- Nothing is certain but uncertainty
- Economic Vista: A soft patch or something more?
- Credit Vista: Bank on it!
- Trading Vista: Course correction
Fiona Nguyen, Senior Credit Risk & Research Officer
As Britain inches toward the Brexit finish line, global markets continue to be plagued by heightened uncertainty. This lack of confidence has become a major roadblock weighing on the markets and near-term economic activity. The risk of a no-deal still lingers, even as the European Union (EU) has agreed to a two-week extension, delaying the deadline to April 12. After Parliament repeatedly rejected the withdrawal agreement brought forth by Prime Minister Theresa May, she must now scramble to gather enough support to get a revised Brexit deal passed by the House of Commons. In the event the vote falls through yet again (i.e., no agreement between May and the House of Commons), May will need to petition the EU for a longer extension to avoid a “hard exit” on April 12. While any extension will ease the immediate threat, it does not eliminate the risk of serious market disruptions. It is clear that a prolonged uncertainty will dampen investor sentiment, increase the operating costs for businesses in the regions and further weaken the UK’s economic outlook.

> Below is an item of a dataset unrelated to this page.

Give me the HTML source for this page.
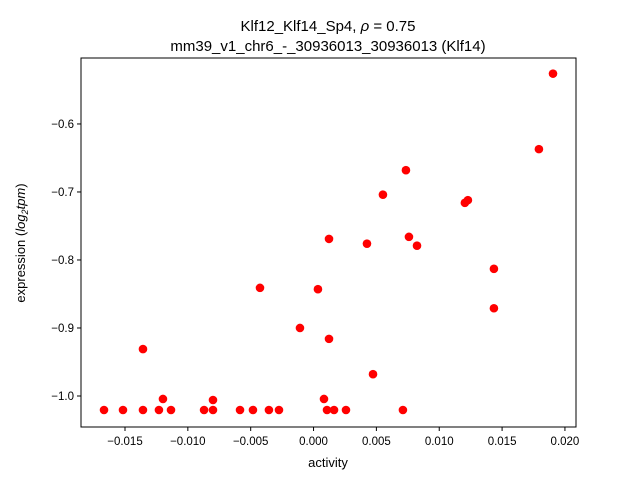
<!DOCTYPE html>
<html><head><meta charset="utf-8"><style>
body{margin:0;background:#fff;}
svg{font-family:"Liberation Sans","DejaVu Sans",sans-serif;}
</style></head><body>
<svg id="chart" width="640" height="480">
<rect width="640" height="480" fill="#fff"/>
<text x="328" y="31" text-anchor="middle" font-size="15">Klf12_Klf14_Sp4, <tspan font-style="italic">ρ</tspan> = 0.75</text>
<text x="328" y="51" text-anchor="middle" font-size="15">mm39_v1_chr6_-_30936013_30936013 (Klf14)</text>
<g id="plot"></g>
<text x="328" y="467" text-anchor="middle" font-size="13">activity</text>
<text transform="translate(25,243) rotate(-90)" text-anchor="middle" font-size="13">expression (<tspan font-style="italic">log</tspan><tspan font-size="9" dy="3" font-style="italic">2</tspan><tspan dy="-3" font-style="italic">tpm</tspan>)</text>
</svg>
<script>
const xs=[-0.01667,-0.01516,-0.01357,-0.01357,-0.0123,-0.01198,-0.01134,-0.00871,-0.0080,-0.0080,-0.00585,-0.00482,-0.00426,-0.00355,-0.00275,-0.00108,0.00035,0.00083,0.00107,0.00123,0.00123,0.00163,0.00258,0.00425,0.00473,0.00552,0.00711,0.00735,0.00759,0.00823,0.01204,0.01228,0.01435,0.01435,0.01793,0.01905];
const ys=[-1.0206,-1.0206,-1.0206,-0.931,-1.0206,-1.0044,-1.0206,-1.0206,-1.0059,-1.0206,-1.0206,-1.0206,-0.841,-1.0206,-1.0206,-0.900,-0.843,-1.0044,-1.0206,-0.769,-0.916,-1.0206,-1.0206,-0.776,-0.968,-0.704,-1.0206,-0.668,-0.766,-0.779,-0.716,-0.712,-0.813,-0.871,-0.637,-0.526];
const xTicks=[-0.015,-0.010,-0.005,0.000,0.005,0.010,0.015,0.020];
const xTickLabels=["−0.015","−0.010","−0.005","0.000","0.005","0.010","0.015","0.020"];
const yTicks=[-1.0,-0.9,-0.8,-0.7,-0.6];
const yTickLabels=["−1.0","−0.9","−0.8","−0.7","−0.6"];
const L=81,R=576,T=58,B=427,x0=-0.0185,x1=0.02088,y0=-1.0456,y1=-0.503;
const sx=v=>L+(v-x0)/(x1-x0)*(R-L);
const sy=v=>B-(v-y0)/(y1-y0)*(B-T);
const g=document.getElementById('plot');
const NS='http://www.w3.org/2000/svg';
function mk(t,a){const e=document.createElementNS(NS,t);for(const k in a)e.setAttribute(k,a[k]);g.appendChild(e);return e;}
xs.forEach((x,i)=>{const c=mk('circle',{cx:sx(x),cy:sy(ys[i]),r:4.3,fill:'#ff0000'});

});
const f=mk('rect',{x:L,y:T,width:R-L,height:B-T,fill:'none',stroke:'#000','stroke-width':1});


xTicks.forEach((v,i)=>{const x=sx(v);
const l=mk('line',{x1:x,x2:x,y1:B,y2:B+4,stroke:'#000'});


const t=mk('text',{x:x,y:B+18,'text-anchor':'middle','font-size':11.5});t.textContent=xTickLabels[i];

});
yTicks.forEach((v,i)=>{const y=sy(v);
const l=mk('line',{x1:L-4,x2:L,y1:y,y2:y,stroke:'#000'});


const t=mk('text',{x:L-7,y:y+4,'text-anchor':'end','font-size':11.5});t.textContent=yTickLabels[i];

});
</script>
</body></html>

Brexit is not the only uncertainty on investors’ minds. Recessionary concerns loom large overseas as Chinese economic data paint a bleak global outlook. China reported the steepest year-over-year decline in exports in three years. On top of that, factory output — an indicator of manufacturing health — also slowed to a record low amidst weak domestic demand as a result of China’s planned deleveraging efforts and elevated trade tariffs. These disappointing economic prints followed a similar weakening trend in European and other Asian markets, as discussed in March’s Observation Deck. It is likely that the weak trade data all share the same root cause: the US-China trade dispute that continues to disrupt global supply chains and erode growth prospects everywhere.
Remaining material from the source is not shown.